A group of parents in Los Angeles sued the county’s school district this week, asserting that each day schools remain closed, students and families are “suffering irreparable harm.”
Both Beutner and the Los Angeles teacher’s union focused on getting teachers COVID-19 vaccines before reopening, despite vaccinations not being required by law or the district’s bargaining agreement with the union, the lawsuit says.
Plaintiffs each shared details about the negative impact that continued closures have had on their children. One said his younger son loved school and was popular among both his peers and teachers. That boy has shown a “lack of will” to keep up with his studies and complains that he hates remote learning.
Another child, a junior in high school, was a straight-A student. But nowadays, she does not want to get out of bed and would often nap between online classes. Her grades have slipped. And she has stopped eating and told her parents she was depressed.
Plaintiffs asked a judge to order the district to reopen schools for full-time, in-person instruction “to the greatest extent possible” within seven days.

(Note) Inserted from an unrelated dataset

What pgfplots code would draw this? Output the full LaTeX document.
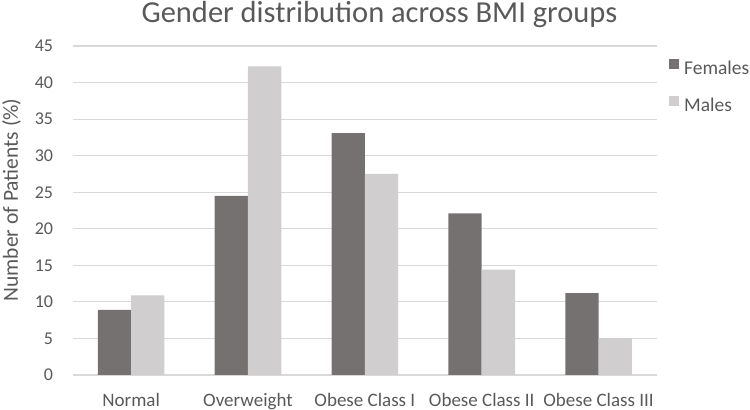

The suit was filed in Los Angeles County Superior Court.
Los Angeles school officials declined to comment.
The district’s website says some elementary schools will begin reopening on April 12 and the rest will welcome back students on April 19.
Middle and high schools are slated to reopen the week of April 26.
Students do not have to return to school in-person for the remainder of the school year.
The suit also asserted that the closures violate California’s Constitution and asked the court to order the union “to cease preventing LAUSD from safely returning to in-person instruction for the benefit of Plaintiffs’ children.”